Gretchen Gerlach ’14, an intern at Facilities Management and coordinator for the student group EcoReps, which focuses on improving green living in areas such as dormitory life, said she was surprised by the news that energy conservation is well ahead of schedule.

“It is surprising that so much can be done so quickly,” Gerlach said. “People really took it to heart. I think we’re on the right track, and we’re going in a really good direction.”

Though Gerlach said she would like to see the recently released Facilities report circulated more widely, she has seen  an impressive uptick in the level of student interest in sustainability, and that EcoReps meetings have enjoyed much better attendance this year.
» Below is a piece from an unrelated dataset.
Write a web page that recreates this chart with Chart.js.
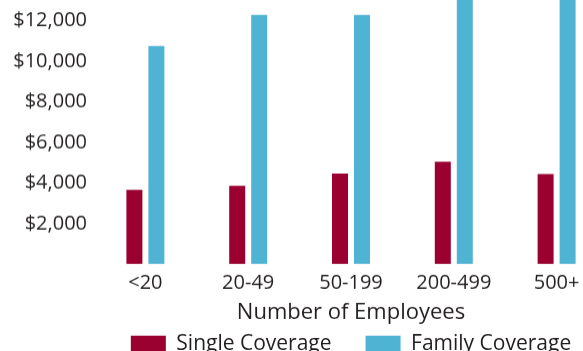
<!DOCTYPE html>
<html>
<head>
<meta charset="utf-8">
<script src="https://cdn.jsdelivr.net/npm/chart.js@4.4.1/dist/chart.umd.min.js"></script>
<style>
  html, body { margin: 0; padding: 0; background: #fff; overflow: hidden; }
  body { width: 583px; height: 351px; position: relative; }
  #wrap { position: absolute; left: 0; top: -38.8px; width: 608px; height: 402.3px; }
</style>
</head>
<body>
<div id="wrap"><canvas id="premiums"></canvas></div>
<script>
  // firm size groups
  const firmSizes = ['<20', '20-49', '50-199', '200-499', '500+'];
  // annual premiums, dollars
  const singleCoverage = [3660, 3860, 4460, 5040, 4440];
  const familyCoverage = [10750, 12280, 12280, 13900, 14300];
  const yTicks = [2000, 4000, 6000, 8000, 10000, 12000, 14000];

  const textColor = '#231f20';
  const family = "'Open Sans', sans-serif";
  const tickFont = { family: family, size: 20 };

  const ctx = document.getElementById('premiums');
  const premiumChart = new Chart(ctx, {
    type: 'bar',
    data: {
      labels: firmSizes,
      datasets: [{
        label: 'Single Coverage',
        data: singleCoverage,
        backgroundColor: '#9a0030'
      }, {
        label: 'Family Coverage',
        data: familyCoverage,
        backgroundColor: '#4fb3d3'
      }]
    },
    options: {
      responsive: true,
      maintainAspectRatio: false,
      animation: false,
      layout: { padding: 0 },
      datasets: { bar: { categoryPercentage: 0.428, barPercentage: 0.727 } },
      scales: {
        x: {
          grid: { display: false, drawTicks: false },
          border: { display: false },
          ticks: { color: textColor, font: tickFont, padding: 7 },
          title: {
            display: true,
            text: 'Number of Employees',
            color: textColor,
            font: { family: family, size: 22 },
            padding: { top: -2.7, bottom: -26.7 }
          }
        },
        y: {
          min: 0,
          max: 14000,
          grid: { display: false, drawTicks: false },
          border: { display: false },
          afterFit: (scale) => { scale.width = 94; },
          afterBuildTicks: (scale) => {
            scale.ticks = yTicks.map(v => ({ value: v }));
          },
          ticks: {
            color: textColor,
            font: tickFont,
            padding: 7,
            callback: (v) => '$' + v.toLocaleString('en-US')
          }
        }
      },
      plugins: {
        legend: {
          position: 'bottom',
          fullSize: false,
          labels: {
            color: textColor,
            font: { family: family, size: 21 },
            boxWidth: 35,
            boxHeight: 16,
            padding: 34
          }
        },
        tooltip: { enabled: false }
      }
    }
  });
</script>
</body>
</html>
To build on the progress already made, EcoReps is working on a project to create what Gerlach called “greenroom certification,” in which students can pledge to make their dormitory rooms microcosms of sustainable living, with an emphasis on recycling and reusing materials.

“People are interested, and they’re aware. We’re changing habits,” she said. “It’s as simple as using a reusable bottle and getting kids to call Facilities Management when their rooms are too hot in the winter instead of opening the window.”

But campus is still not as green as it could be. “A lot of people leave the lights on in the bathroom when nobody’s there,” said Libby Stein ’15. “So if they had signs telling people not to do that, it would be really helpful.”